**WHAT THE TASK ASKS:** Tell how many lines in the data below include the word "this". The answer is the number only.

___ DATA EXTRACT

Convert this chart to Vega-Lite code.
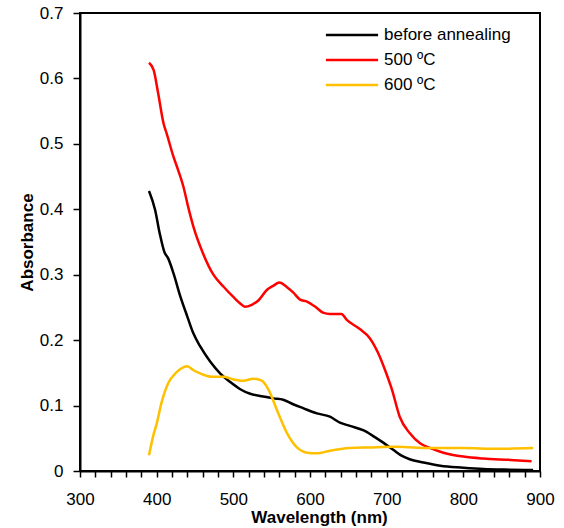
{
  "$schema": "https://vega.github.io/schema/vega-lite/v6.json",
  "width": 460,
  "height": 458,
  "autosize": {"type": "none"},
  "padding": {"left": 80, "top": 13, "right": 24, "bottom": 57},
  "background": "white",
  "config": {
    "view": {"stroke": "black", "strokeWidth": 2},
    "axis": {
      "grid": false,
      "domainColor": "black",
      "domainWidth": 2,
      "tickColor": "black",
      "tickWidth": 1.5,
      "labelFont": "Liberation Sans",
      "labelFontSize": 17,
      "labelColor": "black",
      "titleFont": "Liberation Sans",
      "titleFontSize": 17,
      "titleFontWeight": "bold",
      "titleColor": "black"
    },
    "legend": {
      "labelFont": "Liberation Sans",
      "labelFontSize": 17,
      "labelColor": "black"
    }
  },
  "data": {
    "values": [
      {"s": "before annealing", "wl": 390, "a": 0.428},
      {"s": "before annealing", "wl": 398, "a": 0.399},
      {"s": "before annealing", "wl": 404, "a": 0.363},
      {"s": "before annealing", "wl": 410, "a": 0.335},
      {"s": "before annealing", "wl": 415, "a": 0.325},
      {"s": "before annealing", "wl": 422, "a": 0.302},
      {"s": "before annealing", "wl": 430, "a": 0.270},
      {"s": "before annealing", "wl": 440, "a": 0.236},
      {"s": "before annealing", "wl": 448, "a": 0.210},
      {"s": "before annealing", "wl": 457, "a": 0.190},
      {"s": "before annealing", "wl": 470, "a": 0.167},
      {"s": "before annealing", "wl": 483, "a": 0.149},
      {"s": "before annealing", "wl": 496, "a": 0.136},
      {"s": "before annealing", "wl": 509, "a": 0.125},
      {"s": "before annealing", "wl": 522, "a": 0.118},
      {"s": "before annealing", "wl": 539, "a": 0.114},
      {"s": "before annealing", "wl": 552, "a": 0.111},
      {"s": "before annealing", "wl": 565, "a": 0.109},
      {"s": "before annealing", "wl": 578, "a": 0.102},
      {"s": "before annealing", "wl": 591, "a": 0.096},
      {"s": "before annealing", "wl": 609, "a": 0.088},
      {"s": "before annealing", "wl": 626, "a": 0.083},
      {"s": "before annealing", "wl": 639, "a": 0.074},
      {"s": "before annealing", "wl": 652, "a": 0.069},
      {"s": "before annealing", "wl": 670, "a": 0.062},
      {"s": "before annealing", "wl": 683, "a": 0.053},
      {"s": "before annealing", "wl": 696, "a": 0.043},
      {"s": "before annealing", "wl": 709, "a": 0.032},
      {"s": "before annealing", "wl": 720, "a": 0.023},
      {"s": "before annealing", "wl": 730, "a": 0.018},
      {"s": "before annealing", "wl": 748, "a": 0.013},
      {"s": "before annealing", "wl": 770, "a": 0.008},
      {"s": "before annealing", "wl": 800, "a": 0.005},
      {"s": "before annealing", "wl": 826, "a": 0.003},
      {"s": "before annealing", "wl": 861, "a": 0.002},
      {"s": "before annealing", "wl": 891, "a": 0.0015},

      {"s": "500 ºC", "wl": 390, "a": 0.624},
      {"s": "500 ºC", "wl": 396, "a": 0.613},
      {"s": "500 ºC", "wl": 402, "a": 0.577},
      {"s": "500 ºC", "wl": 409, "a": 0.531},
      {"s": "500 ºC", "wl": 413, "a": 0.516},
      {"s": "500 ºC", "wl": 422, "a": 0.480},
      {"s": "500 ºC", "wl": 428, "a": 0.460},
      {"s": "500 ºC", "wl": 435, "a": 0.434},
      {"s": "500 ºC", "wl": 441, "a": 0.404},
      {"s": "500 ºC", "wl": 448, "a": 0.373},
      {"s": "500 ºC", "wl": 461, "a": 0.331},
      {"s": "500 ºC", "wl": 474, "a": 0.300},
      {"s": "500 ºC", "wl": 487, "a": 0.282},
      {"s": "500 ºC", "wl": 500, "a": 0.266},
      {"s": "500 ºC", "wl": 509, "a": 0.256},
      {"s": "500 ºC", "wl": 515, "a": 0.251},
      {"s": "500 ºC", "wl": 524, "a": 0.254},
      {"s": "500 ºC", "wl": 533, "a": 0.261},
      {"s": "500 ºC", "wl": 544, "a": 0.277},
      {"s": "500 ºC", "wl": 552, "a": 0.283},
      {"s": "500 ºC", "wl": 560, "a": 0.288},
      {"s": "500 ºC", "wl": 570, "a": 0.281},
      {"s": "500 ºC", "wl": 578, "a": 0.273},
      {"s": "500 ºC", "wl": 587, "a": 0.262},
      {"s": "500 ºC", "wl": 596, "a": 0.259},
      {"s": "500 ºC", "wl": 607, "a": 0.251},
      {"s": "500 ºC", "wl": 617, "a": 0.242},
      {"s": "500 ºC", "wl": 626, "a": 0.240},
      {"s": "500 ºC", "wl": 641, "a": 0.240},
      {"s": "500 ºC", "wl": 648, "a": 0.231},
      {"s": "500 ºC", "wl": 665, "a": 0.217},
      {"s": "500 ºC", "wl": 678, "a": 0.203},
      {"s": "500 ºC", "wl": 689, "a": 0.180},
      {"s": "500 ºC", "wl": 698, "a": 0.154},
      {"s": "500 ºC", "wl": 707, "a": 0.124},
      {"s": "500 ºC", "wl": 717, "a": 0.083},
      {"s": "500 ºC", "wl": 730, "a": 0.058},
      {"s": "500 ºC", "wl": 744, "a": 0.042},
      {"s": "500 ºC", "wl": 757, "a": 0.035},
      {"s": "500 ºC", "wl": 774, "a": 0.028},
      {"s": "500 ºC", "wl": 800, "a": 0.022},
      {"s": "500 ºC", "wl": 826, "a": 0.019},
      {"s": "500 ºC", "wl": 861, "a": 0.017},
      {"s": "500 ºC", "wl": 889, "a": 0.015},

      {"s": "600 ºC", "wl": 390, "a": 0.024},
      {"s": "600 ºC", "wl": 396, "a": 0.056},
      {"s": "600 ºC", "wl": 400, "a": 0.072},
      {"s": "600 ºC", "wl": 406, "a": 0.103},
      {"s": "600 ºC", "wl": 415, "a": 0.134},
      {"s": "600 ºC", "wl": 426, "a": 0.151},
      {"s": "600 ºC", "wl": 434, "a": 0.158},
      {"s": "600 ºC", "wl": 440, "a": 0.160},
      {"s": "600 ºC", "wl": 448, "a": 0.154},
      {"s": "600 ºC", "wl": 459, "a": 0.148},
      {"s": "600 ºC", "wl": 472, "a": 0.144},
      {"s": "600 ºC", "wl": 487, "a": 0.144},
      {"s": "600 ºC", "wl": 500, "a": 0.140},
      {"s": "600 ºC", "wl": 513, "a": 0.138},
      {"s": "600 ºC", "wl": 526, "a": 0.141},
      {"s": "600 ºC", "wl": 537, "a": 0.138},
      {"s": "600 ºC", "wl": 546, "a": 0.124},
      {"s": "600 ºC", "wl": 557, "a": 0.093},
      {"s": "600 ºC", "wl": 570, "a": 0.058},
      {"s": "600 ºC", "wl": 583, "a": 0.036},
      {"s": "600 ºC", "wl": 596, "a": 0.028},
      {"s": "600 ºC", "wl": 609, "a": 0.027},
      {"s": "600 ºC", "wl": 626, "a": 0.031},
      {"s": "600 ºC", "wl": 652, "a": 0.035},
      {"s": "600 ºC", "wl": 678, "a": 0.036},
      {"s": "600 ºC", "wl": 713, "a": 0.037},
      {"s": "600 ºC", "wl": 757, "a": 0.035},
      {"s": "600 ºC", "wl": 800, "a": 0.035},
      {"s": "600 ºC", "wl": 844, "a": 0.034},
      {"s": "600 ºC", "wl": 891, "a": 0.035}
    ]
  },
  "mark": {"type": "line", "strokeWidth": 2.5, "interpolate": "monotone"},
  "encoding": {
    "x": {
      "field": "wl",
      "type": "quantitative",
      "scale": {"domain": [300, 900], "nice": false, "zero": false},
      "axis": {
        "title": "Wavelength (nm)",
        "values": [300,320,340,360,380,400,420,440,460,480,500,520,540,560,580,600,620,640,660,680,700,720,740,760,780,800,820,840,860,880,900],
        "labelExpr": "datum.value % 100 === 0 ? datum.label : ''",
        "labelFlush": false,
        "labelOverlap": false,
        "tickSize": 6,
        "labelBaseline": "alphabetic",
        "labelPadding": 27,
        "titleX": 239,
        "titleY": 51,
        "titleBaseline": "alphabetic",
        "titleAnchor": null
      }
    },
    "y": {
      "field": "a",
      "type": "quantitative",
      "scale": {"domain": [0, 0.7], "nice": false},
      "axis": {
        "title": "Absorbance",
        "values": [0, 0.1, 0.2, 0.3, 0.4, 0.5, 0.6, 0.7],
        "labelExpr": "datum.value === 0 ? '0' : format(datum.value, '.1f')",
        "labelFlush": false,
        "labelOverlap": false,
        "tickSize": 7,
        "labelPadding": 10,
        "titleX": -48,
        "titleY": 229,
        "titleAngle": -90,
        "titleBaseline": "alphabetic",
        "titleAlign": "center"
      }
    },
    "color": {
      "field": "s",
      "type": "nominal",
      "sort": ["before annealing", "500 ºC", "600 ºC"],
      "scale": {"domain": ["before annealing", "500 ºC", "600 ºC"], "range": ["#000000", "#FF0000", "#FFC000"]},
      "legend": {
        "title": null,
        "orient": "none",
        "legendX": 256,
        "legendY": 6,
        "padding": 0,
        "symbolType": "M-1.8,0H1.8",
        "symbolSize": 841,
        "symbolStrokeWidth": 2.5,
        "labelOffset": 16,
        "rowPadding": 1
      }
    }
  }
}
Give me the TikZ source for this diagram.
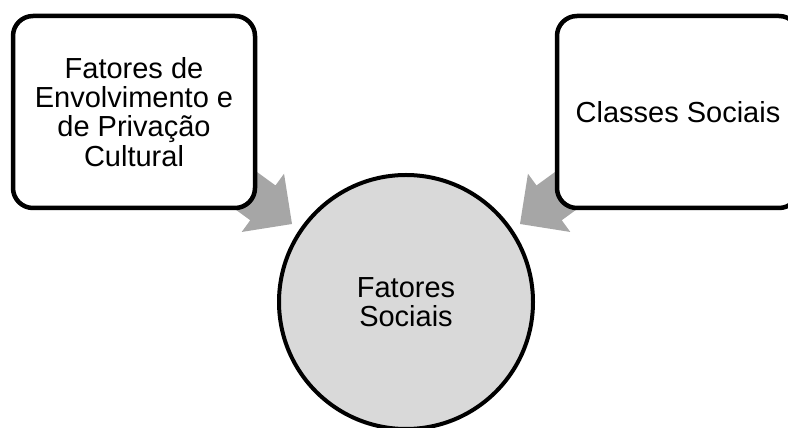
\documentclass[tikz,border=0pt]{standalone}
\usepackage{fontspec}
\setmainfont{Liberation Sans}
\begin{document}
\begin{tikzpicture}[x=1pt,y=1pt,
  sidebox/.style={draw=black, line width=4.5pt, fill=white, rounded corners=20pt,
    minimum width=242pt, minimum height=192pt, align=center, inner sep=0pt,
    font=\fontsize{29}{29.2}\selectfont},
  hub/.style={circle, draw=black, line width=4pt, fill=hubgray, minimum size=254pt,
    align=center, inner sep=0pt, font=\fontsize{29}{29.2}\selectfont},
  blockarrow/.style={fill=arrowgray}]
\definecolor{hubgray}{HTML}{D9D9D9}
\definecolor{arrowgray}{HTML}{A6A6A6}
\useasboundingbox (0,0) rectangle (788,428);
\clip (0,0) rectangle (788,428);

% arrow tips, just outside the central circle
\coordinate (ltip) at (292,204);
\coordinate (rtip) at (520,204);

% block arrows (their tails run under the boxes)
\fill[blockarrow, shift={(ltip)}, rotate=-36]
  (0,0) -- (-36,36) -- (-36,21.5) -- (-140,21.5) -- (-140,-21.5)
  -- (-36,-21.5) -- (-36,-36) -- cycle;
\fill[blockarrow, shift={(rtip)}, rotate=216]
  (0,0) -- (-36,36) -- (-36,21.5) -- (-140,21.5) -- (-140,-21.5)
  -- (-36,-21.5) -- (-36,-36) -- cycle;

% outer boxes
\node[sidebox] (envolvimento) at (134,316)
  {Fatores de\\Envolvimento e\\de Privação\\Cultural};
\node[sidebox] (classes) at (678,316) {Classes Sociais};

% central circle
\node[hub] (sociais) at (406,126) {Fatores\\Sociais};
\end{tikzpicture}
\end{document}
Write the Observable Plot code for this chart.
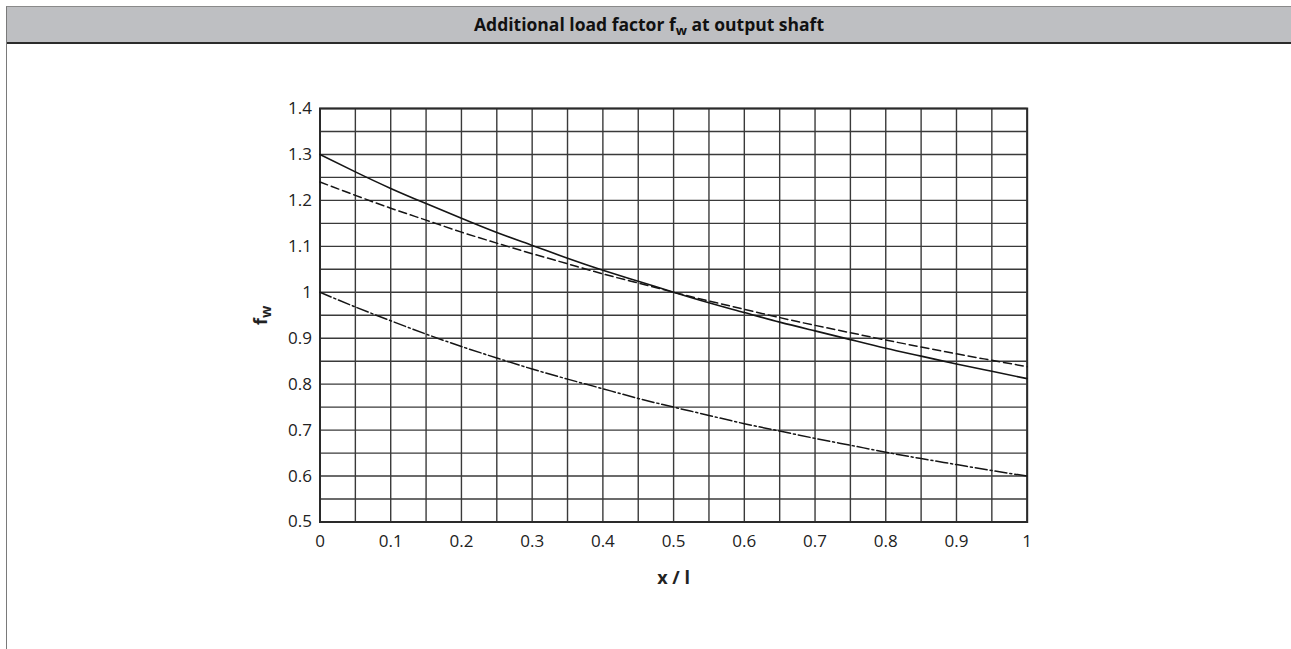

______

**RESULT OF THE TASK:** 3